By , About.com Guide

John McCain and Barack Obama

John McCain and Barack Obama (Credit: Scott Olson/Getty Images)

Updated November 02, 2008
Presidential Candidates John McCain and Barack Obama have very different positions on the mortgage crisis and government bailout of financial institutions. In fact, their positions offer a good indication of their leadership styles and views on the economy overall.

Republican Presidential Candidate John McCain's solution is focused on the immediate banking crisis, just as the candidate himself is quick to make decisions. However, it doesn't address the root causes of the problem. In fact, it is also very similar to the proposal put forth by U.S. Treasury Secretary Henry Paulson and Federal Reserve Chairman Ben Bernanke.

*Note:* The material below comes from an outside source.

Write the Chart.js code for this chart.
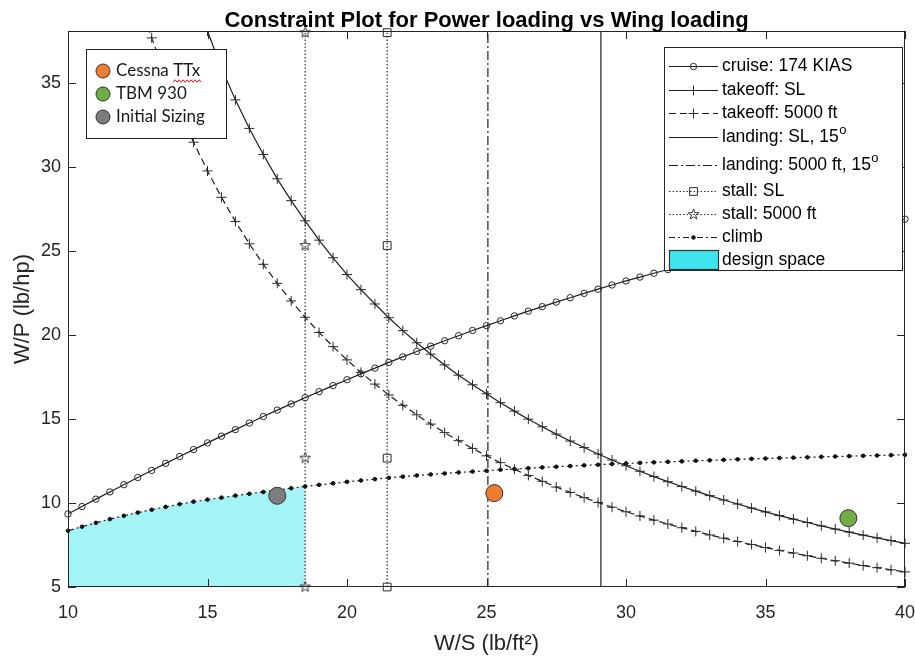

McCain proposes a Mortgage and Financial Institutions Trust (MFI) that would identify and purchase bad loans to resell later at a profit when the market has improved. The government would take a controlling stake in the companies it helped, and all profits would go to the Treasury. This is also what would happen under the current bailout proposal.

He recently proposed limiting the ability of Fannie Mae and Freddie Mac to borrow so that they are no longer a threat to the economy. He would then privatize and eliminate their link to the government. However, making these agencies smaller would also have the effect of limiting the amount of mortgages that were available to homeowners. That's because the two are responsible for buying and reselling 50 - 90% of the mortgages in the U.S.

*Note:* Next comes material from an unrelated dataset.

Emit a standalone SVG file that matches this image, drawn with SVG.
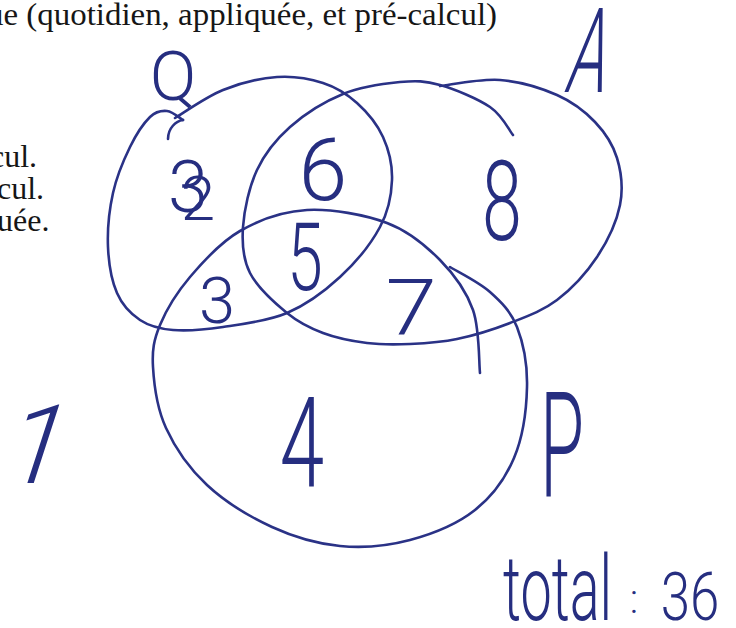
<svg xmlns="http://www.w3.org/2000/svg" width="736" height="628" viewBox="0 0 736 628">
<style>
.ink{fill:none;stroke:#2a3286;stroke-width:2.6;stroke-linecap:round;stroke-linejoin:round}
.hw{font-family:Roboto,Inter,"Liberation Sans",sans-serif;font-weight:300;fill:#262e80;text-anchor:middle}
.pr{font-family:"Liberation Serif","Times New Roman",serif;font-size:32px;fill:#161616}
</style>
<rect width="736" height="628" fill="#ffffff"/>
<g id="printed-text">
<text class="pr" x="-13" y="25" textLength="510" lengthAdjust="spacingAndGlyphs">ue (quotidien, appliquée, et pré-calcul)</text>
<text class="pr" x="-10" y="167">cul.</text>
<text class="pr" x="-3" y="199">cul.</text>
<text class="pr" x="-3" y="231">uée.</text>
</g>
<g id="set-Q">
<path class="ink" d="M175,118 C183,113.3 206,96.8 223,90 C240,83.2 260.3,78.2 277,77 C293.7,75.8 309.7,78.7 323,83 C336.3,87.3 347,94 357,103 C367,112 377.2,124.2 383,137 C388.8,149.8 392.5,165 392,180 C391.5,195 388.7,210.8 380,227 C371.3,243.2 355.5,262.7 340,277 C324.5,291.3 306.5,304.7 287,313 C267.5,321.3 242,324.2 223,327 C204,329.8 186.8,331.2 173,330 C159.2,328.8 149.3,326.2 140,320 C130.7,313.8 122.3,305.2 117,293 C111.7,280.8 108.7,263.7 108,247 C107.3,230.3 109.3,209.7 113,193 C116.7,176.3 123.8,159.7 130,147 C136.2,134.3 143.8,123 150,117 C156.2,111 161.5,110.5 167,111 C172.5,111.5 180.3,118.5 183,120"/>
<path class="ink" d="M183,120 C176,121 168,128 168,139"/>
<text class="hw" x="173" y="100" font-size="69">Q</text>
<circle cx="182" cy="100" r="1.4" fill="#262e80"/>
</g>
<g id="set-A">
<path class="ink" d="M513,135 C509.2,130.3 502.2,115.3 490,107 C477.8,98.7 455,89.2 440,85 C425,80.8 416.2,80.5 400,82 C383.8,83.5 361.3,86.5 343,94 C324.7,101.5 304.3,114.3 290,127 C275.7,139.7 264.8,153.3 257,170 C249.2,186.7 244.2,209.8 243,227 C241.8,244.2 242.7,258.7 250,273 C257.3,287.3 274.8,303 287,313 C299.2,323 309.7,328 323,333 C336.3,338 352.5,341.2 367,343 C381.5,344.8 395,344.7 410,344 C425,343.3 440.3,342.5 457,339 C473.7,335.5 493.3,329.5 510,323 C526.7,316.5 542.5,311 557,300 C571.5,289 586.5,272.8 597,257 C607.5,241.2 616.7,221.5 620,205 C623.3,188.5 621.2,171.8 617,158 C612.8,144.2 605,132.5 595,122 C585,111.5 572.8,102 557,95 C541.2,88 519.5,81.5 500,80 C480.5,78.5 450,85 440,86"/>
<g transform="translate(583,92) skewX(-12) scale(0.53,1)"><text class="hw" x="0" y="0" font-size="118">A</text></g>
</g>
<g id="set-P">
<path class="ink" d="M450,267 C456.7,271.2 478.8,282 490,292 C501.2,302 510.8,311.2 517,327 C523.2,342.8 527.5,365.2 527,387 C526.5,408.8 522.7,437.5 514,458 C505.3,478.5 492.3,496.3 475,510 C457.7,523.7 432.5,534 410,540 C387.5,546 363,548.2 340,546 C317,543.8 294.2,537.2 272,527 C249.8,516.8 224.7,501.5 207,485 C189.3,468.5 175,447.7 166,428 C157,408.3 154,384.2 153,367 C152,349.8 153.8,340 160,325 C166.2,310 176.7,292.7 190,277 C203.3,261.3 220.5,242.2 240,231 C259.5,219.8 282.5,211.3 307,210 C331.5,208.7 364.8,214.7 387,223 C409.2,231.3 425.7,245.5 440,260 C454.3,274.5 466.3,291.2 473,310 C479.7,328.8 478.8,362.5 480,373"/>
<g transform="translate(562,497) scale(0.49,1)"><text class="hw" x="0" y="0" font-size="146">P</text></g>
</g>
<g id="region-counts">
<g transform="translate(188,212)"><text class="hw" x="0" y="0" font-size="72">3</text></g>
<g transform="translate(198,220)"><text class="hw" x="0" y="0" font-size="62">2</text></g>
<text class="hw" x="323" y="200" font-size="88">6</text>
<g transform="translate(502,240) scale(0.64,1)"><text class="hw" x="0" y="0" font-size="112">8</text></g>
<g transform="translate(305,290) scale(0.68,1)"><text class="hw" x="0" y="0" font-size="94">5</text></g>
<text class="hw" x="217" y="323" font-size="65">3</text>
<g transform="translate(411,335) scale(1.2,1)"><text class="hw" x="0" y="0" font-size="77">7</text></g>
<g transform="translate(302,487) scale(0.63,1)"><text class="hw" x="0" y="0" font-size="127">4</text></g>
<g transform="translate(27,483) skewX(-18)"><text class="hw" x="0" y="0" font-size="110">1</text></g>
</g>
<g id="total">
<g transform="translate(503,620) scale(0.62,1)"><text class="hw" x="0" y="0" font-size="90" text-anchor="start" style="text-anchor:start">total</text></g>
<text class="hw" x="634" y="613" font-size="40">:</text>
<g transform="translate(690,620) scale(0.8,1)"><text class="hw" x="0" y="0" font-size="66">36</text></g>
</g>
</svg>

Democratic Presidential Candidate Barack Obama's plan is more encompassing, and would prevent further crises, which reflects the candidate's analytical and measured leadership style. However, while it does address the causes of the crisis, it doesn't really resolve the immediate banking panic.

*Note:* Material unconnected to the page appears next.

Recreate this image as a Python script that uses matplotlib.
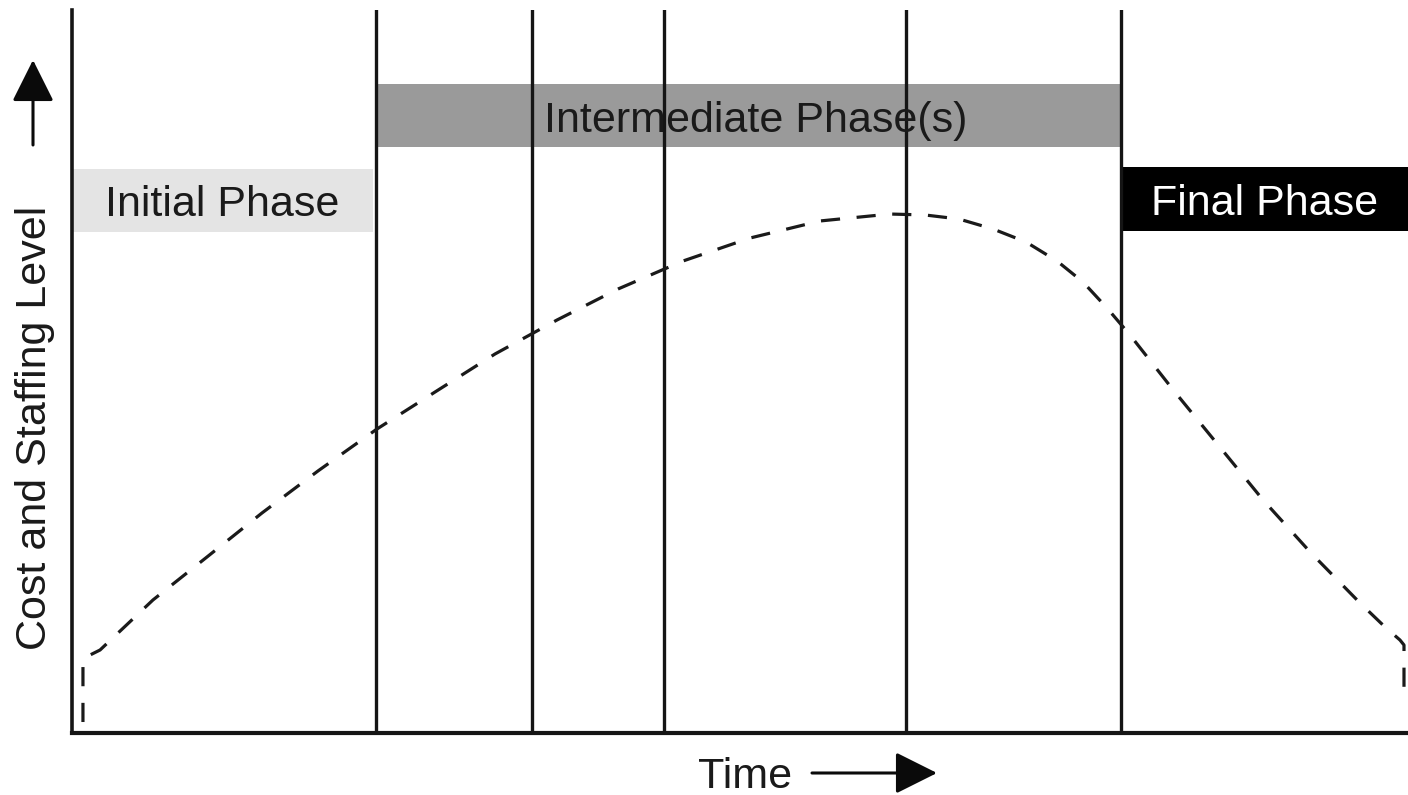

Obama's proposal would streamline regulatory agencies, especially those that to oversee banks that borrow from the government, establish a financial market advisory group, improve transparency for financial disclosure, and crack down on trading activities that could manipulate markets. He would also prohibit government aides from working on issues related to a former employer for two years and prevent them from lobbying after they leave. He would put meetings between governmental agencies and lobbyists on the web for public viewing.